Anyhow, on this album, atmosphere comes first, and to generate it the band seems to draw from every aesthetic resource available within their chosen discipline, rapidly shifting between mid-paced guitar churning, blasting tremolo and a few slower segments as the situation demands. Given the rigidity of the style, the level of variation on display is actually rather impressive. The songwriting is excellent – memorable but never formulaic – and the expressive melodies on display here deserve special mention. Other bands can “sound dark” and are content with that, using short, feeble, underdeveloped melodies that play off of one another predictably, but few are this articulate… there are so many individual riffs that are utterly beyond what so many other similar bands will ever be able to come up with, and some of the dual-guitar segments are the height of the style. They’re masters of raw black metal’s real strength, which is a kind of innate, instinctive artistry – as opposed to the thoroughly manufactured academic variety. Factor in the vocals, which sound like what you'd hear if you shoved some variety of waterfowl into a wood chipper, and it’s clear we have a classic on our hands. Buy this instead of throwing your money away on Nargaroth vinyl.

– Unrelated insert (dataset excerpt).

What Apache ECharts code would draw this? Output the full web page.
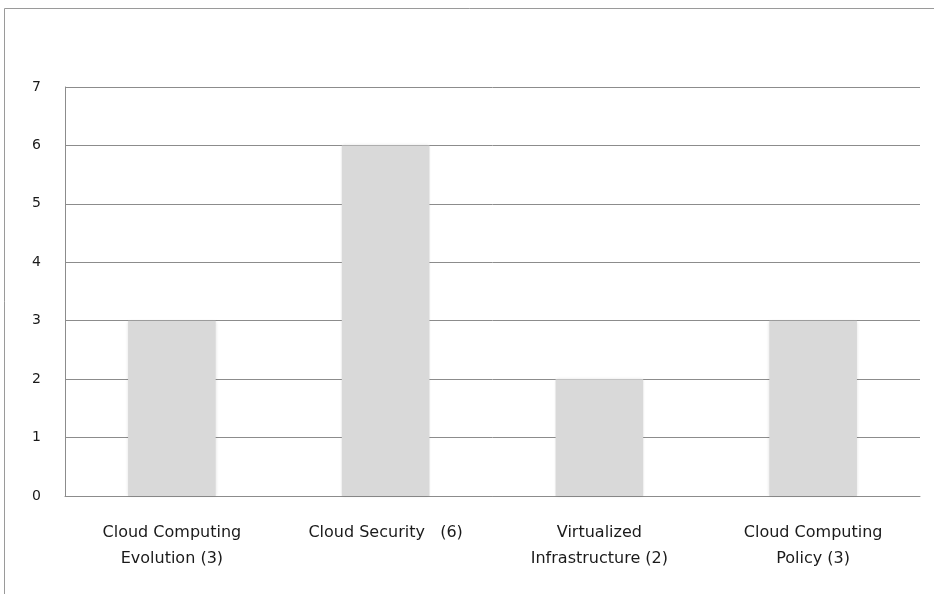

The thing with early Gorgoroth is that, although it's far from original, it is kind of like a summary of everything about the second wave Norse scene. Over the years so many people have come and gone in Gorgoroth's lineup, all notables for one other reason or another, and they have links to a score of bands, some newer and a few better than Gorgoroth themselves. Yet, if someone wanted an encapsulation of what Norway was really about from say, 1993 to 1996, and not necessarily the best band or albums of the genre, I might very well say that Gorgoroth is a good reference point. They don't really kick your arse on this album, and the vocals are very much on the goofy side, yet this release manages to put forward the atmospheric bite of early Emperor, the dirge and triumphant gloom (yes, I know it's an oxymoron) of Darkthrone circa "A Blaze in the Northern Sky", and occasionally the trance qualities of Burzum…and it's all rolled up into one, rather short package.
The slower tracks here ("The Ritual" in particular) are awesomely brooding, and the faster majority, while not really distinguishing themselves that much (except maybe for the rather nifty short black metal instrumental), run along at a good clip, like a wolfpack chasing down its prey, you might say. I think the production bares a lot of similarities to Emperor's eponymous EP, though perhaps it's a bit meatier…and therefore the sound is excellent and not at all thin and reedy, though maintaining a certain abrasive quality that is, after all, part of what makes this type of metal enjoyable. as mentioned previously, the vocals are pretty damn strange…Haat reminds me of a baby making cute duck noises…I don't really know why they let him in the band, but thankfully, he didn't stick around till the next release.
So, this is hardly essential, and maybe not as satisfying as the following two Gorgoroth releases. But at the same time, one can't really go wrong with it if Norwegian black metal is what's desired, unless bizarrely incomprehensible and naff vocals really turn you off. The latter point though is easy for me to ignore. This is definitely the most atmospheric of the Gorgoroth releases, and is a nice amalgamation of what made the second wave so good, at least for a time.